New study suggests severe thunderstorms will become more common
By Summit Voice
SUMMIT COUNTY — Global warming could result in fewer but more intense thunderstorms, with a 10 percent increase in lightning activity for every 1 degree Celsius of warming, according to a new study by scientists at Tel Aviv University.
The increase in more severe storms could up the chances for flash floods, wildfires and even damage to power infrastructure, according to Professor Colin Price, head of the university’s Department of Geophysics, Atmospheric and Planetary Sciences.
The researchers tested their climate models in real world conditions in Africa and the Amazon, and regions where climate change occurs naturally, such as Indonesia and Southeast Asia, where El Niño cyclically changes the atmosphere.
Price said the the El Niño phenomenon is an optimal tool for measuring the impact of climate change on storms because the climate oscillates radically between years, while everything else in the environment remains constant.

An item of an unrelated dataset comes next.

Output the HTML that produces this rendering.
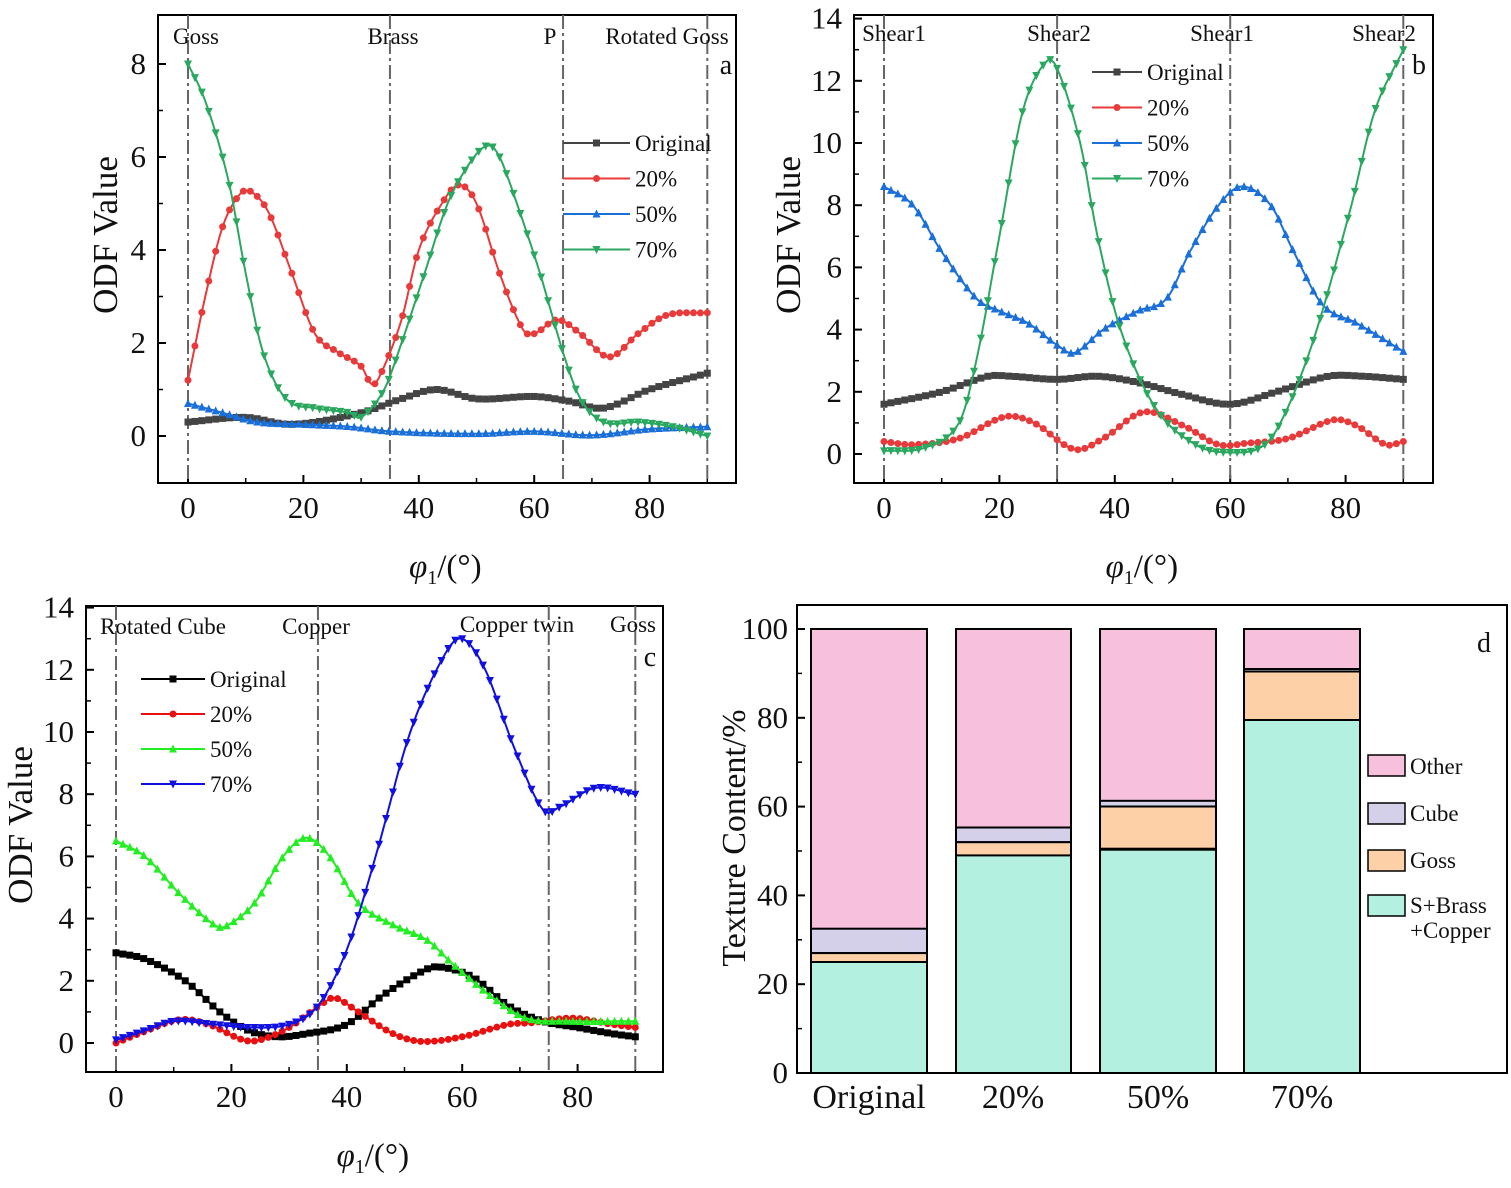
<!DOCTYPE html>
<html><head><meta charset="utf-8"><style>
body{margin:0;background:#fff}
svg text{font-family:"Liberation Serif",serif;fill:#111}
</style></head><body>
<svg id="s" width="1511" height="1183" viewBox="0 0 1511 1183" xmlns="http://www.w3.org/2000/svg">
<rect width="1511" height="1183" fill="#fff"/>
<g stroke="#000" stroke-width="2">
<rect x="811" y="629" width="116" height="444" fill="#f7c0dc"/>
<rect x="811" y="928.7" width="116" height="24.4" fill="#d4d0ea"/>
<rect x="811" y="953.1" width="116" height="8.9" fill="#fdd0a8"/>
<rect x="811" y="962" width="116" height="111" fill="#b4f0e0"/>
<rect x="956" y="629" width="115" height="444" fill="#f7c0dc"/>
<rect x="956" y="827.5" width="115" height="14.7" fill="#d4d0ea"/>
<rect x="956" y="842.2" width="115" height="13.3" fill="#fdd0a8"/>
<rect x="956" y="855.4" width="115" height="217.6" fill="#b4f0e0"/>
<rect x="1100" y="629" width="116" height="444" fill="#f7c0dc"/>
<rect x="1100" y="800.8" width="116" height="6" fill="#d4d0ea"/>
<rect x="1100" y="806.5" width="116" height="42.2" fill="#fdd0a8"/>
<rect x="1100" y="849.7" width="116" height="223.3" fill="#b4f0e0"/>
<rect x="1244" y="629" width="116" height="40" fill="#f7c0dc"/>
<rect x="1244" y="669" width="116" height="2.5" fill="#d4d0ea"/>
<rect x="1244" y="671.5" width="116" height="48.5" fill="#fdd0a8"/>
<rect x="1244" y="720" width="116" height="353" fill="#b4f0e0"/>
<rect x="1368" y="755" width="37" height="21" fill="#f7c0dc" stroke-width="1.5"/>
<rect x="1368" y="803" width="37" height="21" fill="#d4d0ea" stroke-width="1.5"/>
<rect x="1368" y="850" width="37" height="21" fill="#fdd0a8" stroke-width="1.5"/>
<rect x="1368" y="895" width="37" height="21" fill="#b4f0e0" stroke-width="1.5"/>
</g>
<g font-size="23">
<text x="1410" y="774">Other</text><text x="1410" y="821">Cube</text><text x="1410" y="868">Goss</text>
<text x="1410" y="913">S+Brass</text><text x="1410" y="938">+Copper</text>
</g>
<text x="1477" y="652" font-size="28">d</text>
<g font-size="34" text-anchor="middle">
<text x="869" y="1108">Original</text><text x="1013" y="1108">20%</text><text x="1158" y="1108">50%</text><text x="1302" y="1108">70%</text>
</g>
<text transform="translate(745,838) rotate(-90)" font-size="34" text-anchor="middle">Texture Content/%</text>
<g id="g"></g>
</svg>
<script>
const NS="http://www.w3.org/2000/svg",G=document.getElementById('g');
function el(t,a,txt){const e=document.createElementNS(NS,t);for(const k in a)e.setAttribute(k,a[k]);if(txt!=null)e.textContent=txt;G.appendChild(e);return e;}
el('rect',{x:797,y:605,width:710,height:468,fill:'none',stroke:'#000','stroke-width':2});
for(let v=0;v<=100;v+=20){const y=1073-v*4.44;el('line',{x1:797,x2:805,y1:y,y2:y,stroke:'#000','stroke-width':2});el('text',{x:788,y:y+10,'font-size':31,'text-anchor':'end'},v);
 if(v<100){el('line',{x1:797,x2:802,y1:1073-(v+10)*4.44,y2:1073-(v+10)*4.44,stroke:'#000','stroke-width':1.5});}}
function interp(pts,x){for(let i=0;i<pts.length-1;i++){if(x<=pts[i+1][0]){const p0=pts[Math.max(i-1,0)],p1=pts[i],p2=pts[i+1],p3=pts[Math.min(i+2,pts.length-1)];
 const t=(x-p1[0])/(p2[0]-p1[0]);const h=p2[0]-p1[0];
 const m1=(p2[1]-p0[1])/(p2[0]-p0[0]||1)*h,m2=(p3[1]-p1[1])/(p3[0]-p1[0]||1)*h;
 const t2=t*t,t3=t2*t;return (2*t3-3*t2+1)*p1[1]+(t3-2*t2+t)*m1+(-2*t3+3*t2)*p2[1]+(t3-t2)*m2;}}return pts[pts.length-1][1];}
function marker(type,x,y,c){const s=3.5;
 if(type=='s')el('rect',{x:x-s,y:y-s,width:2*s,height:2*s,fill:c});
 else if(type=='o')el('circle',{cx:x,cy:y,r:s,fill:c});
 else if(type=='u')el('polygon',{points:`${x},${y-s-1} ${x-s-0.5},${y+s} ${x+s+0.5},${y+s}`,fill:c});
 else el('polygon',{points:`${x},${y+s+1} ${x-s-0.5},${y-s} ${x+s+0.5},${y-s}`,fill:c});}
function panel(P){
 const X=v=>P.x0+v*P.sx,Y=v=>P.y0-v*P.sy;
 el('rect',{x:P.L,y:P.T,width:P.R-P.L,height:P.B-P.T,fill:'none',stroke:'#000','stroke-width':2});
 for(let v=0;v<=80;v+=20){el('line',{x1:X(v),x2:X(v),y1:P.B,y2:P.B-8,stroke:'#000','stroke-width':2});el('text',{x:X(v),y:P.B+35,'font-size':31,'text-anchor':'middle'},v);}
 for(let v=10;v<=90;v+=20)el('line',{x1:X(v),x2:X(v),y1:P.B,y2:P.B-5,stroke:'#000','stroke-width':1.5});
 for(let v=0;v<=P.ymax;v+=P.ys){el('line',{x1:P.L,x2:P.L+8,y1:Y(v),y2:Y(v),stroke:'#000','stroke-width':2});el('text',{x:P.L-12,y:Y(v)+10,'font-size':31,'text-anchor':'end'},v);
  if(v+P.ys/2<P.ymax+0.5)el('line',{x1:P.L,x2:P.L+5,y1:Y(v+P.ys/2),y2:Y(v+P.ys/2),stroke:'#000','stroke-width':1.5});}
 el('text',{transform:`translate(${P.tx},${(P.T+P.B)/2-14}) rotate(-90)`,'font-size':35,'text-anchor':'middle'},'ODF Value');
 const t=el('text',{x:(P.L+P.R)/2-38,y:P.B+94,'font-size':33});
 t.innerHTML='<tspan font-style="italic">φ</tspan><tspan font-size="20" dy="7">1</tspan><tspan dy="-7">/(°)</tspan>';
 P.vl.forEach(v=>el('line',{x1:X(v),x2:X(v),y1:P.T,y2:P.B,stroke:'#666','stroke-width':2,'stroke-dasharray':'14,4,3,4'}));
 P.lab.forEach(l=>el('text',{x:l[1],y:l[2],'font-size':23,'text-anchor':'middle'},l[0]));
 el('text',{x:P.let[1],y:P.let[2],'font-size':28,'text-anchor':'middle'},P.let[0]);
 P.ser.forEach((s,i)=>{let d='';for(let v=0;v<=90.001;v+=0.5){d+=(v?'L':'M')+X(v).toFixed(1)+','+Y(interp(s.p,v)).toFixed(1);}
  el('path',{d,fill:'none',stroke:s.c,'stroke-width':2});
  for(let v=0;v<=90.001;v+=1.2)marker(s.m,X(v),Y(interp(s.p,v)),s.c);
  const ly=P.leg[1]+i*P.leg[3];el('line',{x1:P.leg[0],x2:P.leg[0]+P.leg[2],y1:ly,y2:ly,stroke:s.c,'stroke-width':2});
  marker(s.m,P.leg[0]+P.leg[2]/2,ly,s.c);
  el('text',{x:P.leg[0]+P.leg[2]+5,y:ly+8,'font-size':23},s.n);});
}
panel({L:158,R:736,T:15,B:483,tx:117,x0:188,sx:5.77,y0:436,sy:46.5,ymax:8,ys:2,vl:[0,35,65,90],
 lab:[['Goss',196,44],['Brass',393,44],['P',550,44],['Rotated Goss',667,44]],let:['a',726,74],leg:[563,143,67,35.5],
 ser:[
 {n:'Original',c:'#444',m:'s',p:[[0,0.3],[10,0.4],[18,0.25],[30,0.5],[37,0.8],[43,1.0],[50,0.8],[60,0.85],[66,0.75],[72,0.6],[80,1.0],[90,1.35]]},
 {n:'20%',c:'#e83a3a',m:'o',p:[[0,1.2],[3,3],[6,4.5],[9,5.2],[11,5.25],[14,4.8],[18,3.5],[22,2.2],[26,1.8],[30,1.5],[32,1.1],[34,1.5],[37,2.5],[40,4],[44,5],[47,5.4],[50,5],[54,3.5],[58,2.3],[60,2.2],[64,2.5],[68,2.2],[73,1.7],[78,2.2],[83,2.6],[90,2.65]]},
 {n:'50%',c:'#1a6fd8',m:'u',p:[[0,0.7],[6,0.5],[12,0.3],[20,0.25],[28,0.2],[35,0.1],[50,0.05],[60,0.1],[70,0.02],[80,0.15],[90,0.2]]},
 {n:'70%',c:'#2aa860',m:'d',p:[[0,8],[3,7.2],[7,5.5],[10,3.5],[13,1.8],[17,0.8],[22,0.6],[28,0.5],[30,0.4],[34,1],[37,2],[41,3.5],[45,5],[49,5.9],[52,6.25],[54,6],[57,5],[61,3.5],[65,1.8],[68,0.8],[72,0.3],[78,0.3],[84,0.2],[90,0]]}]});
panel({L:854,R:1433,T:15,B:483,tx:800,x0:884,sx:5.77,y0:454,sy:31.1,ymax:14,ys:2,vl:[0,30,60,90],
 lab:[['Shear1',894,41],['Shear2',1059,41],['Shear1',1222,41],['Shear2',1384,41]],let:['b',1419,74],leg:[1092,72,50,35.5],
 ser:[
 {n:'Original',c:'#444',m:'s',p:[[0,1.6],[10,2],[18,2.5],[22,2.5],[30,2.4],[37,2.5],[44,2.3],[52,1.9],[60,1.6],[68,2],[77,2.5],[83,2.5],[90,2.4]]},
 {n:'20%',c:'#e83a3a',m:'o',p:[[0,0.4],[5,0.3],[13,0.5],[21,1.2],[26,1.0],[33,0.15],[38,0.5],[45,1.35],[52,0.9],[58,0.3],[63,0.35],[70,0.5],[78,1.1],[82,0.9],[87,0.3],[90,0.4]]},
 {n:'50%',c:'#1a6fd8',m:'u',p:[[0,8.6],[5,8],[10,6.5],[16,5],[20,4.6],[25,4.2],[30,3.5],[33,3.25],[38,4],[44,4.6],[49,5],[53,6.5],[58,8],[62,8.6],[67,8],[71,6.5],[76,4.8],[82,4.2],[90,3.3]]},
 {n:'70%',c:'#2aa860',m:'d',p:[[0,0.1],[7,0.2],[13,1],[16,3],[20,7],[24,11],[28,12.6],[30,12.4],[34,10],[37,7],[41,4],[47,1.5],[54,0.3],[60,0.05],[66,0.3],[70,1.5],[75,4],[81,8],[85,11],[90,13]]}]});
panel({L:86,R:663,T:606,B:1072,tx:32,x0:116,sx:5.77,y0:1043,sy:31.1,ymax:14,ys:2,vl:[0,35,75,90],
 lab:[['Rotated Cube',163,634],['Copper',316,634],['Copper twin',517,632],['Goss',633,632]],let:['c',650,666],leg:[141,679,64,35],
 ser:[
 {n:'Original',c:'#000',m:'s',p:[[0,2.9],[5,2.7],[12,2],[18,1],[23,0.4],[28,0.2],[33,0.3],[40,0.6],[46,1.5],[53,2.3],[56,2.45],[62,2.1],[68,1.2],[74,0.7],[80,0.5],[86,0.3],[90,0.2]]},
 {n:'20%',c:'#e81010',m:'o',p:[[0,0],[4,0.3],[11,0.75],[16,0.6],[22,0.1],[25,0.1],[30,0.5],[36,1.3],[38,1.45],[42,1],[48,0.3],[53,0.05],[60,0.2],[68,0.6],[72,0.65],[79,0.8],[86,0.6],[90,0.5]]},
 {n:'50%',c:'#22ee22',m:'u',p:[[0,6.5],[5,6],[11,4.8],[17,3.8],[19,3.75],[24,4.5],[29,6],[33,6.6],[37,6],[42,4.5],[48,3.8],[54,3.3],[58,2.6],[65,1.5],[71,0.8],[78,0.7],[90,0.7]]},
 {n:'70%',c:'#1010e0',m:'d',p:[[0,0.1],[5,0.4],[10,0.7],[17,0.6],[23,0.5],[30,0.6],[35,1.2],[40,3],[45,6],[51,10],[57,12.5],[60,13],[64,12],[69,9.5],[74,7.5],[77,7.6],[83,8.2],[90,8]]}]});
</script>
</body></html>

“During El Nino years, which occur in the Pacific Ocean or Basin, Southeast Asia gets warmer and drier. There are fewer thunderstorms, but we found fifty percent more lightning activity,” Price said. Typically, he says,we would expect drier conditions to produce less lightning. However, researchers also found that while there were fewer thunderstorms, the ones that did occur were more intense.
The research is part of an ongoing effort to determine how climate change will affect the world’s lightning and thunderstorm patterns.
An increase in lightning activity will have particular impact in areas that become warmer and drier as global warming progresses, including the Mediterranean and the Southern United States, according to the 2007 United Nations report on climate change.
The first step in the study was to assess how accurate;y the models can predict the frequency and severity of thunderstorms and lightning in today’s environment. Then, the researchers input changes to the model atmosphere, including the amount of carbon dioxide in the atmosphere (a major cause of global warming) to see how storms are impacted.
An increase in lightning and intense thunderstorms can have severe implications for the environment, Price said. More frequent and intense wildfires could result in parts of the US, such as the Rockies, in which many fires are started by lightning. A drier environment could also lead fires to spread more widely and quickly, making them more devastating than ever before. These fires would also release far more smoke into the air than before.
Researchers predict fewer but more intense rainstorms in other regions, a change that could result in flash-flooding, Price said. In Italy and Spain, heavier storms are already causing increased run-off to rivers and the sea, and a lack of water being retained in groundwater and lakes. The same is true in the Middle East, where small periods of intense rain are threatening already scarce water resources.
This research has been reported in the Journal of Geophysical Research and Atmospheric Research, and has been presented at the International Conference on Lightning Protection.